Example Question #1 : Budgeting

A budget that accommodates many levels of production volume is a:

Possible Answers:

Flexible budget

Sales budget

Cash budget

Zero based budget

Correct answer:

Flexible budget

Explanation:

A flexible budget allows for many levels of production volume.

Example Question #2 : Budgeting

Which of the following statements about flexible budgets is true? They are:

Possible Answers:

budgets used to evaluate capacity utilization

designed to accommodate changes in the activity level

designed to accommodate changes in the inflation rate

similar to static budgets but are adjusted for inflation

Correct answer:

designed to accommodate changes in the activity level

Explanation:

A flexible budget would be chosen when a manager expects changes in activity level of production.

Example Question #2 : Budgeting

The most direct way to prepare a cash budget for a manufacturing firm is to include:

Possible Answers:

Projected purchases, percentages of purchases paid, and net income

Projected sales and purchases, percentage of collections, and terms of payments

Projected net income, depreciation, and goodwill amortization

Projected sales, credit terms, and net income

Correct answer:

Projected sales and purchases, percentage of collections, and terms of payments

Explanation:

The simplest cash budget would include the components of cash collections and cash disbursements.

Example Question #4 : Budgeting

A plan that is created using budgeted revenue and costs but is based on the actual units of output is known as a:

Possible Answers:

Master budget

Continuous budget

Flexible budget

Static budget

Correct answer:

Flexible budget

Explanation:

A flexible budget uses budgeted revenue and costs per unit, but it is adjusted based on actual units of output.

Example Question #5 : Budgeting

All of the following are considered operating/financial budgets, except the:

Possible Answers:

Cash budget

Sales budget

Capital budget

Production budget

Correct answer:

Capital budget

Explanation:

Capital budgets plan for the purchase of capital assets which only affect the operating budget through their subsequent effect on expense via depreciation.

Example Question #1 : Budgeting

An annual budget would be classified as which type of plan?

Possible Answers:

Multi-use

None of the answer choices are correct.

Single-use

Operational

Correct answer:

Single-use

Explanation:

Annual budgets are single-use tactical plans. This means they are relatively short-term in nature and cover periods of up to 18 months.

Example Question #1 : Operations Management: Budgeting

Which of the following statements is true regarding opportunity cost?

Possible Answers:

Opportunity cost is representative of actual dollar outlay

The potential benefit is not sacrificed when selecting an alternative

Idle space that has no alternative use has an opportunity cost of zero.

Opportunity cost is recorded in the accounts of an organization that has a full costing system

Correct answer:

Idle space that has no alternative use has an opportunity cost of zero.

Explanation:

Opportunity cost is the potential benefit lost by selecting a particular course of action.
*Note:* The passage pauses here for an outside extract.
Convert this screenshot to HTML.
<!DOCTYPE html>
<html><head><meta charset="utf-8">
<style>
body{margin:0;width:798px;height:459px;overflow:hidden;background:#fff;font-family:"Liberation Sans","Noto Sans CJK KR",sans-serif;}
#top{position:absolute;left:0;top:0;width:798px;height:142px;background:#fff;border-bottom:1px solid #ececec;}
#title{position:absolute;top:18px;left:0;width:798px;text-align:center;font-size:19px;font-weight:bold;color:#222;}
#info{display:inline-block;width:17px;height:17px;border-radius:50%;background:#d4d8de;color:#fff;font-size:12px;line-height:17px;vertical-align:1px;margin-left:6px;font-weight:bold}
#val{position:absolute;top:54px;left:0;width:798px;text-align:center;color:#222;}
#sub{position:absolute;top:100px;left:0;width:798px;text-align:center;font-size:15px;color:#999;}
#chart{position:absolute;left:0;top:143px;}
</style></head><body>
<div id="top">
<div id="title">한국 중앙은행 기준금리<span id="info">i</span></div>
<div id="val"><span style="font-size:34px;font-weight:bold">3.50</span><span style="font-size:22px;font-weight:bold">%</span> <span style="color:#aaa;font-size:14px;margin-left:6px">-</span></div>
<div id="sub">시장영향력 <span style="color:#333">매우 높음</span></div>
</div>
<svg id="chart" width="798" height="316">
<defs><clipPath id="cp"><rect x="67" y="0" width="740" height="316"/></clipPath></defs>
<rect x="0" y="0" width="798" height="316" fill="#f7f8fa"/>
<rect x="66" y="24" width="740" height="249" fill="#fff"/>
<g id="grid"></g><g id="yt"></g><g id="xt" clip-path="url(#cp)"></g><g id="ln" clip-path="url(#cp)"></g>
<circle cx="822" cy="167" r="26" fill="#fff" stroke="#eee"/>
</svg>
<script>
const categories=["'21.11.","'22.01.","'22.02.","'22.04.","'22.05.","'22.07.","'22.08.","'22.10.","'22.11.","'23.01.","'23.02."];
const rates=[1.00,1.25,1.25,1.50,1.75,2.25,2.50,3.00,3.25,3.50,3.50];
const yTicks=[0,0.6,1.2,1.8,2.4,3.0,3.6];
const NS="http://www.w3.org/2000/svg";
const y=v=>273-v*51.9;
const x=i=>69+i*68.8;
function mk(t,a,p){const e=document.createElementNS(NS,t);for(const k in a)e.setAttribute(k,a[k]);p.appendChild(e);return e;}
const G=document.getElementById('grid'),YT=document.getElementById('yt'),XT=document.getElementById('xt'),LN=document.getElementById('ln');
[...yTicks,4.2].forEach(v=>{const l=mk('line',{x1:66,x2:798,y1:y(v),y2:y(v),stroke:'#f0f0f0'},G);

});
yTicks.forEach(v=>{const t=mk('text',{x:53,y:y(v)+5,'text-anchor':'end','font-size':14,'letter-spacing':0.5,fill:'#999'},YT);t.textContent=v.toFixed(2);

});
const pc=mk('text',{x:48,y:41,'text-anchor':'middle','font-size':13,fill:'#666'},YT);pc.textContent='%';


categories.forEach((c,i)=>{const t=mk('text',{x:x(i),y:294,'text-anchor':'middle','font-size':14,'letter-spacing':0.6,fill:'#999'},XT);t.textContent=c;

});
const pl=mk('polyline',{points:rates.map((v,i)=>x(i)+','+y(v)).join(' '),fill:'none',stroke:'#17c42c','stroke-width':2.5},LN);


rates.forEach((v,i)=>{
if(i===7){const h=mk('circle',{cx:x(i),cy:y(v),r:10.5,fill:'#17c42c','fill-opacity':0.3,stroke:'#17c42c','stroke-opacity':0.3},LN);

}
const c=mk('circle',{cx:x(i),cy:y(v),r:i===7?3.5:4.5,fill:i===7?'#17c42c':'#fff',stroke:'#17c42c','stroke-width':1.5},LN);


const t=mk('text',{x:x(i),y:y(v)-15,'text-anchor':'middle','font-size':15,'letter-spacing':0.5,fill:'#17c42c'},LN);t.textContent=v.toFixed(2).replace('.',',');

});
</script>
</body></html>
If idle space has no alternative use, there is no benefit foregone, opportunity cost is zero.

Example Question #1 : Make Or Buy Analysis

Costs relevant to a make or buy decision include variable labor and variable materials as well as:

Possible Answers:

Avoidable fixed costs

Factory management costs

Property taxes

Depreciation

Correct answer:

Avoidable fixed costs

Explanation:

Avoidable fixed costs attach to a specific decision and are incurred only if that decision is taken. They are relevant in marginal analysis.
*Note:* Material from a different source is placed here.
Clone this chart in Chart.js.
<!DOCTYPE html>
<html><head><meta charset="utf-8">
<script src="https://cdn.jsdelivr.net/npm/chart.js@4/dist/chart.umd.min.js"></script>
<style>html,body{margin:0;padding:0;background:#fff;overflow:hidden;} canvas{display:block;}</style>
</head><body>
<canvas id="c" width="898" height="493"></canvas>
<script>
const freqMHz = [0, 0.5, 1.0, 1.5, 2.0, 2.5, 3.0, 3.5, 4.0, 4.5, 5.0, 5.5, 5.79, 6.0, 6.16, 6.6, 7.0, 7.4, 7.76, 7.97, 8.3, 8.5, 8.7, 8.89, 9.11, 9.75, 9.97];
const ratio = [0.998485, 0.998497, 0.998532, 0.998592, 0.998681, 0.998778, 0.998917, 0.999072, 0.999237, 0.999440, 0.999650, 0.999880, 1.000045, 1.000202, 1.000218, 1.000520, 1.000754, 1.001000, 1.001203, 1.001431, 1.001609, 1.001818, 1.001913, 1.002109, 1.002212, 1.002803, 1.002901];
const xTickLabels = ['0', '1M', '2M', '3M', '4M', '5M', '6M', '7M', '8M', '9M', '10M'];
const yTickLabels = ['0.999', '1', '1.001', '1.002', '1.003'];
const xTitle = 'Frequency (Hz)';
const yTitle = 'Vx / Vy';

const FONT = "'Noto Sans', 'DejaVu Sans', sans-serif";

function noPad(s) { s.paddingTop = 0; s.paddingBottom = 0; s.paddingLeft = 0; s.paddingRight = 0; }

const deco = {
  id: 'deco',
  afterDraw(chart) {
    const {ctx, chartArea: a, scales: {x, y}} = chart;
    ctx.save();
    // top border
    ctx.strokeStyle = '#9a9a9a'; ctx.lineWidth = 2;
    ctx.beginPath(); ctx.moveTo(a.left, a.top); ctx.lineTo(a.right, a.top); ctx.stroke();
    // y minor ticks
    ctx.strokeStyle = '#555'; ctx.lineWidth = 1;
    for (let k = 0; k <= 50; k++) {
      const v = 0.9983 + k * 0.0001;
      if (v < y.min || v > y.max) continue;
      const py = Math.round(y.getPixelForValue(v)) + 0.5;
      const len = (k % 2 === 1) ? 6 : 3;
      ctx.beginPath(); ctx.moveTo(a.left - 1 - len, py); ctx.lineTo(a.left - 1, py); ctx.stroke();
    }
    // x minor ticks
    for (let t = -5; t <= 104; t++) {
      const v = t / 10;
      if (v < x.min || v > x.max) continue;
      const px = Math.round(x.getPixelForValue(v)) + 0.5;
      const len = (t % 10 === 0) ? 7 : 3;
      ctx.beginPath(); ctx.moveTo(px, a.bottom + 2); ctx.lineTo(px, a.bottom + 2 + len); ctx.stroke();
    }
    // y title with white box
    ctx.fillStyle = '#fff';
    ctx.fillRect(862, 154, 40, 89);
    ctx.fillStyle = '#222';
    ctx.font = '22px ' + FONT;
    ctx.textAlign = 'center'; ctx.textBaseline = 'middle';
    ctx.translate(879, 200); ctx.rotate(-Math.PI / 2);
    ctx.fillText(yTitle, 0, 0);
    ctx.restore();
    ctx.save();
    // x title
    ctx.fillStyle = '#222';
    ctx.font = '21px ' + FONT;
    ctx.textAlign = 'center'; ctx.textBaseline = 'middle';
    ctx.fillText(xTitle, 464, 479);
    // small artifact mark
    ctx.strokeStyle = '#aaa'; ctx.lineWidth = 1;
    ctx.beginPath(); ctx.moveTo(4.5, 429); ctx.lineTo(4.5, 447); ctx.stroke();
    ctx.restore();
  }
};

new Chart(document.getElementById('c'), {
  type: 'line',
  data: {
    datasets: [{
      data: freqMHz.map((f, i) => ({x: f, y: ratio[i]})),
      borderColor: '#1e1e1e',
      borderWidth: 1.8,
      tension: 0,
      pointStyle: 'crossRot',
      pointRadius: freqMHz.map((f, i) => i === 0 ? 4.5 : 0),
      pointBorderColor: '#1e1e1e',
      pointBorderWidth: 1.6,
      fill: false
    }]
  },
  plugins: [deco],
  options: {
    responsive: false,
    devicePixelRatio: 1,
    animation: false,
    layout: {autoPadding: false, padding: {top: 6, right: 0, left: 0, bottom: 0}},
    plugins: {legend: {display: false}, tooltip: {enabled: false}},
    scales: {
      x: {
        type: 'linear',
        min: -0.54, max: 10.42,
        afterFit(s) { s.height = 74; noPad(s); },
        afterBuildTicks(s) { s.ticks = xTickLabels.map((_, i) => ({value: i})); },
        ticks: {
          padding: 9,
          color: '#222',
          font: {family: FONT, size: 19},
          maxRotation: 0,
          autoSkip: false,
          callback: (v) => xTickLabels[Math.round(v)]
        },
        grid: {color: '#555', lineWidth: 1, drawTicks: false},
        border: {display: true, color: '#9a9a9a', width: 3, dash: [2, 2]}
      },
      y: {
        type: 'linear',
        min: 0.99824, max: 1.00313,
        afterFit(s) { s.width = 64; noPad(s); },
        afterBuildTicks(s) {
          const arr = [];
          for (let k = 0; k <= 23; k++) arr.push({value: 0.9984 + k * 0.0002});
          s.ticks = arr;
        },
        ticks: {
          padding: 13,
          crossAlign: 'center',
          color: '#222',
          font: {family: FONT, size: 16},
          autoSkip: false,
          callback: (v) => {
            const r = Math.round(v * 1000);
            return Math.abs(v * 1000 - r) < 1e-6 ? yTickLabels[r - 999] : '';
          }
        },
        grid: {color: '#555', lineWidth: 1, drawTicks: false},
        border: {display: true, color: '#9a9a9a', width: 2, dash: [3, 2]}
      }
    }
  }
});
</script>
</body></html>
Example Question #2 : Make Or Buy Analysis

An important concept in decision making is described as "the contribution to income that is foregone by not using a limited resource to its best alternative use." This concept is called:

Possible Answers:

Opportunity cost

Marginal cost

Irrelevant cost

Incremental cost

Correct answer:

Opportunity cost

Explanation:

Opportunity cost is the contribution to income that is foregone by not using a limited resource for its best alternative use.

Example Question #3 : Make Or Buy Analysis

Pro forma financial statements are part of the budgeting process. Normally, the last pro forma statement prepared is:

Possible Answers:

Capital expenditure plan

Statement of cost of goods sold

Statement of cash flows

Income statement

Correct answer:

Statement of cash flows

Explanation:

The statement of cash flows is the last pro forma statement prepared.